I guess the best thing that I can say is that I am surprised that I failed so badly yesterday. I really did not expect failure, but it found me at around 7:30 last night. I really planned to ride 100 miles in one day. We began riding at at 3:15 in the morning and I gave up after only 65 miles. I may be joining the ranks of the many who have discovered that they not only are not the men they once were, but that they were never the men that they once were.
Failure was perhaps foreseeable, but what happened on the first leg of the effort was not. I often forget to remove my glasses when riding in the dark. (They are tinted and reduce even the small amount of light that exists in the woods at night from reaching my corneas.)As we set out after 3:00 am I remembered to take them off.
Without my glasses I have very poor vision. I have gotten used to not being able to see things that are there but am still entertained by the fact that without my glasses I often see things that are not there. For example, when riding in the darkness I often find myself swerving to avoid trees that are clearly directly in my path and could cause serious injury to me or my horse, but for the fact that they do not exist. The illusions are interesting. I had several such illusions yesterday morning but then I encountered something that was a bit chilling. (This is not a joke).
Lydia was riding Owl Prophet who prefers to hang back a bit from the horse ahead of him, even in the day light. She was far enough behind me so that I could not hear his hooves strike the ground as we cantered along. (Again, no big deal in that, aside from needing glasses and having only a few more teeth than the average rooster, my hearing is beyond impaired.)
On occasion when riding in the darkness I see patches of lighter spaces a head of me. I assume that they are spots where moonbeams reach the forest floor. What I saw ahead of me was not a patch of lightness. About fifty yards ahead of me the trail was glowing. I yelled back to Lydia to ask her what was going on in front of us. I had never seen such a burst of light.
She told me that there was nothing there. She said that she could not see any light in front off us at all.
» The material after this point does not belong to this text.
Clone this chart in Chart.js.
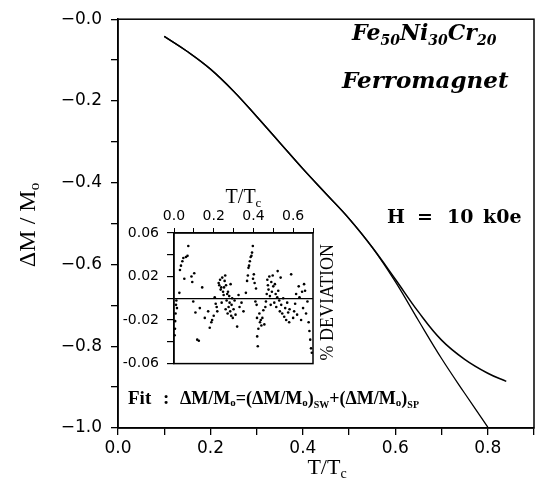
<!DOCTYPE html>
<html>
<head>
<meta charset="utf-8">
<script src="https://cdn.jsdelivr.net/npm/chart.js@4"></script>
<style>
  html, body { margin: 0; padding: 0; background: #fff; }
  #wrap { position: relative; width: 537px; height: 479px; }
  #main { position: absolute; left: 0; top: 0; }
  #inset { position: absolute; left: 110px; top: 185px; }
</style>
</head>
<body>
<div id="wrap">
  <canvas id="main" width="537" height="479"></canvas>
  <canvas id="inset" width="240" height="195"></canvas>
</div>
<script>
// main curve: measured dM/M0 vs T/Tc
const tData = [0.10, 0.15, 0.20, 0.25, 0.30, 0.35, 0.40, 0.45, 0.50, 0.55, 0.60, 0.65, 0.70, 0.75, 0.80, 0.84];
const mData = [-0.042, -0.079, -0.122, -0.176, -0.238, -0.302, -0.366, -0.427, -0.488, -0.558, -0.636, -0.716, -0.785, -0.832, -0.866, -0.886];

// fit curve (SW + SP)
const tFit = [0.10, 0.15, 0.20, 0.25, 0.30, 0.35, 0.40, 0.45, 0.50, 0.55, 0.60, 0.65, 0.70, 0.75, 0.80];
const mFit = [-0.042, -0.079, -0.122, -0.176, -0.238, -0.302, -0.366, -0.427, -0.488, -0.558, -0.642, -0.737, -0.830, -0.915, -0.998];

// inset: % deviation of the fit
const tDev = [0.003, 0.005, 0.006, 0.008, 0.010, 0.012, 0.015, 0.027, 0.030, 0.035, 0.042, 0.047, 0.052, 0.060, 0.068, 0.072,
  0.088, 0.092, 0.097, 0.102, 0.108, 0.117, 0.125, 0.130, 0.142, 0.155, 0.172, 0.180, 0.188, 0.192, 0.200, 0.205,
  0.210, 0.215, 0.218, 0.225, 0.228, 0.232, 0.235, 0.238, 0.240, 0.243, 0.247, 0.250, 0.252, 0.255, 0.258, 0.260,
  0.262, 0.265, 0.268, 0.270, 0.272, 0.275, 0.278, 0.280, 0.283, 0.285, 0.288, 0.290, 0.293, 0.296, 0.300, 0.305,
  0.310, 0.318, 0.325, 0.330, 0.340, 0.350, 0.362, 0.368, 0.372, 0.375, 0.378, 0.382, 0.386, 0.390, 0.393, 0.397,
  0.398, 0.402, 0.406, 0.410, 0.413, 0.416, 0.418, 0.419, 0.422, 0.425, 0.430, 0.433, 0.437, 0.440, 0.445, 0.450,
  0.455, 0.460, 0.463, 0.467, 0.470, 0.473, 0.476, 0.480, 0.483, 0.487, 0.490, 0.493, 0.497, 0.500, 0.505, 0.508,
  0.512, 0.515, 0.520, 0.522, 0.525, 0.530, 0.533, 0.537, 0.540, 0.545, 0.550, 0.555, 0.560, 0.565, 0.570, 0.575,
  0.580, 0.582, 0.590, 0.600, 0.605, 0.610, 0.615, 0.620, 0.628, 0.632, 0.640, 0.645, 0.650, 0.655, 0.660, 0.665,
  0.672, 0.678, 0.682, 0.686, 0.690, 0.694];
const dDev = [-0.034, -0.028, -0.021, -0.014, -0.006, -0.002, -0.009, 0.005, 0.026, 0.030, 0.034, 0.037, 0.018, 0.038, 0.039, 0.048,
  0.020, 0.015, -0.003, 0.023, -0.013, -0.038, -0.039, -0.009, 0.010, -0.018, -0.012, -0.027, -0.022, -0.020, -0.016, 0.001,
  -0.005, -0.008, -0.012, 0.014, 0.012, 0.017, 0.008, 0.010, -0.004, 0.019, 0.006, 0.003, 0.010, 0.016, 0.021, -0.010,
  0.012, -0.002, 0.004, -0.014, 0.006, -0.008, 0.002, -0.004, -0.012, 0.013, -0.016, -0.006, 0.000, -0.018, -0.010, -0.002,
  -0.015, -0.026, 0.003, -0.008, -0.004, -0.012, 0.005, 0.016, 0.021, 0.028, 0.030, 0.034, 0.038, 0.039, 0.042, 0.048,
  0.018, 0.022, 0.014, -0.003, 0.009, -0.006, -0.018, -0.035, -0.044, -0.028, -0.014, -0.022, -0.020, -0.025, -0.018, -0.011,
  -0.024, -0.008, -0.003, 0.004, 0.017, 0.012, 0.008, 0.020, 0.002, -0.006, 0.015, 0.006, 0.021, 0.011, -0.004, 0.013,
  0.004, -0.008, 0.001, 0.025, 0.007, -0.002, -0.012, 0.019, -0.006, -0.014, 0.000, -0.017, -0.009, -0.020, -0.004, -0.013,
  -0.022, -0.010, 0.022, -0.018, -0.012, -0.005, 0.004, -0.015, 0.011, 0.001, -0.020, 0.006, -0.009, 0.013, 0.007, -0.014,
  -0.003, -0.022, -0.030, -0.038, -0.046, -0.050, -0.053, -0.056];

const serif = '"Liberation Serif", "Times New Roman", serif';
const dserif = '"DejaVu Serif", serif';
const sans = '"DejaVu Sans", sans-serif';

// draws a list of [text, font, dy] pieces one after the other
function drawRuns(ctx, x, y, runs) {
  let cx = x;
  runs.forEach(([t, font, dy]) => {
    ctx.font = font;
    ctx.fillText(t, cx, y + (dy || 0));
    cx += ctx.measureText(t).width;
  });
  return cx - x;
}
function runsWidth(ctx, runs) {
  let w = 0;
  runs.forEach(([t, font]) => { ctx.font = font; w += ctx.measureText(t).width; });
  return w;
}

const boxPlugin = {
  id: 'box',
  afterDraw(chart) {
    const { ctx, chartArea: a } = chart;
    ctx.save();
    ctx.strokeStyle = '#000';
    ctx.lineWidth = 1.5;
    ctx.strokeRect(a.left, a.top, a.right - a.left, a.bottom - a.top);
    ctx.restore();
  }
};

const mainText = {
  id: 'mainText',
  afterDraw(chart) {
    const ctx = chart.ctx;
    ctx.save();
    ctx.fillStyle = '#000';
    ctx.textBaseline = 'alphabetic';
    ctx.textAlign = 'left';

    const bi = s => 'italic bold ' + s + 'px ' + dserif;
    drawRuns(ctx, 352, 40, [['Fe', bi(22)], ['50', bi(14), 5], ['Ni', bi(22)], ['30', bi(14), 5], ['Cr', bi(22)], ['20', bi(14), 5]]);
    drawRuns(ctx, 342, 88, [['Ferromagnet', bi(23)]]);

    ctx.font = 'bold 19px ' + dserif;
    ctx.fillText('H', 387, 223);
    ctx.fillText('=', 417, 223);
    ctx.fillText('10', 447, 223);
    ctx.fillText('k0e', 483, 223);

    const b = s => 'bold ' + s + 'px ' + serif;
    drawRuns(ctx, 128, 404, [['Fit', b(19)]]);
    drawRuns(ctx, 163, 404, [[':', b(19)]]);
    drawRuns(ctx, 180, 404, [
      ['\u0394M/M', b(18)], ['o', b(11), 2], ['=(\u0394M/M', b(18)], ['o', b(11), 2], [')', b(18)], ['SW', b(10), 4],
      ['+(\u0394M/M', b(18)], ['o', b(11), 2], [')', b(18)], ['SP', b(10), 4]
    ]);

    // axis titles
    const r = s => s + 'px ' + serif;
    const xt = [['T/T', r(22)], ['c', r(14), 4]];
    drawRuns(ctx, 327 - runsWidth(ctx, xt) / 2, 474, xt);

    const yt = [['\u0394M / M', r(24)], ['o', r(15), 4]];
    ctx.translate(35, 225);
    ctx.rotate(-Math.PI / 2);
    drawRuns(ctx, -runsWidth(ctx, yt) / 2, 0, yt);
    ctx.restore();
  }
};

const insetText = {
  id: 'insetText',
  afterDraw(chart) {
    const ctx = chart.ctx;
    const a = chart.chartArea;
    ctx.save();
    ctx.fillStyle = '#000';
    const r = s => s + 'px ' + serif;
    const tt = [['T/T', r(20)], ['c', r(13), 4]];
    drawRuns(ctx, (a.left + a.right) / 2 - runsWidth(ctx, tt) / 2, 18, tt);

    const dv = [['% DEVIATION', r(18)]];
    ctx.translate(223, (a.top + a.bottom) / 2 + 4);
    ctx.rotate(-Math.PI / 2);
    drawRuns(ctx, -runsWidth(ctx, dv) / 2, 0, dv);
    ctx.restore();
  }
};

Chart.defaults.color = '#000';

new Chart(document.getElementById('main'), {
  type: 'line',
  data: {
    datasets: [
      {
        label: 'data',
        data: tData.map((t, i) => ({ x: t, y: mData[i] })),
        borderColor: '#000', borderWidth: 1.5, pointRadius: 0,
        tension: 0.4, fill: false
      },
      {
        label: 'fit',
        data: tFit.map((t, i) => ({ x: t, y: mFit[i] })),
        borderColor: '#000', borderWidth: 1.3, pointRadius: 0,
        tension: 0.4, fill: false
      }
    ]
  },
  options: {
    responsive: false,
    animation: false,
    devicePixelRatio: 1,
    layout: { padding: { top: 15, right: 1, left: 0, bottom: 0 } },
    plugins: { legend: { display: false }, tooltip: { enabled: false } },
    scales: {
      x: {
        type: 'linear', min: 0, max: 0.9,
        afterFit: s => { s.height = 51; },
        border: { color: '#000', width: 1.5 },
        grid: { drawOnChartArea: false, color: '#000', tickLength: 7, lineWidth: 1.3 },
        ticks: {
          stepSize: 0.1, autoSkip: false, maxRotation: 0, padding: 3,
          font: { family: sans, size: 17 },
          callback: v => Math.round(v * 10) % 2 === 0 ? v.toFixed(1) : ''
        }
      },
      y: {
        min: -1, max: 0,
        afterFit: s => { s.width = 118; },
        border: { color: '#000', width: 1.5 },
        grid: { drawOnChartArea: false, color: '#000', tickLength: 7, lineWidth: 1.3 },
        ticks: {
          stepSize: 0.1, autoSkip: false, padding: 9,
          font: { family: sans, size: 17 },
          callback: v => Math.round(v * 10) % 2 === 0 ? '\u2212' + Math.abs(v).toFixed(1) : ''
        }
      }
    }
  },
  plugins: [boxPlugin, mainText]
});

new Chart(document.getElementById('inset'), {
  type: 'scatter',
  data: {
    datasets: [{
      label: 'deviation',
      data: tDev.map((t, i) => ({ x: t, y: dDev[i] })),
      backgroundColor: '#000', borderWidth: 0, pointRadius: 1.3
    }]
  },
  options: {
    responsive: false,
    animation: false,
    devicePixelRatio: 1,
    layout: { padding: { top: 0, right: 37, left: 0, bottom: 9 } },
    plugins: { legend: { display: false }, tooltip: { enabled: false } },
    scales: {
      x: {
        type: 'linear', position: 'top', min: 0, max: 0.7,
        afterFit: s => { s.height = 48; },
        border: { color: '#000', width: 1.3 },
        grid: { drawOnChartArea: false, color: '#000', tickLength: 5 },
        ticks: {
          stepSize: 0.1, autoSkip: false, maxRotation: 0, padding: 3,
          font: { family: sans, size: 14 },
          callback: v => Math.round(v * 10) % 2 === 0 ? v.toFixed(1) : ''
        }
      },
      y: {
        min: -0.06, max: 0.06,
        afterFit: s => { s.width = 64; },
        border: { color: '#000', width: 1.3 },
        grid: {
          color: c => (c.tick && Math.abs(c.tick.value) < 1e-9) ? '#000' : 'rgba(0,0,0,0)',
          tickColor: '#000', tickLength: 7, lineWidth: 1.2
        },
        ticks: {
          stepSize: 0.02, autoSkip: false, padding: 8,
          font: { family: sans, size: 14 },
          callback: v => {
            const k = Math.round(v * 100);
            return (Math.abs(k) === 2 || Math.abs(k) === 6) ? v.toFixed(2) : '';
          }
        }
      }
    }
  },
  plugins: [boxPlugin, insetText]
});
</script>
</body>
</html>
As she is telling me this I continued to see the path ahead of me lit up like the premier screening of a movie in the 1930's.
We changed direction. We got on with the ride. Obviously, what ever I saw was merely an illusion resulting from the darkness and my poor eye sight. Obviously, that must be the case because Lydia saw nothing. I am a grown, and often rational man. Obviously I should never have any concern about riding through there again in the darkness, even by myself.
But I will not do that even though Lydia saw nothing. I was riding Holland. Holland does not rear, ever. When someone turned on the lights in the middle of the woods Holland began rearing. Lydia did not see anything, but Holland and I did.
This is a picture of Holland, my great Shackleford Spanish mustang, a few days after he came to live with me. He is a calm, rational horse.
Like Mark Twain, he does not believe in ghosts at all but he is afraid of them.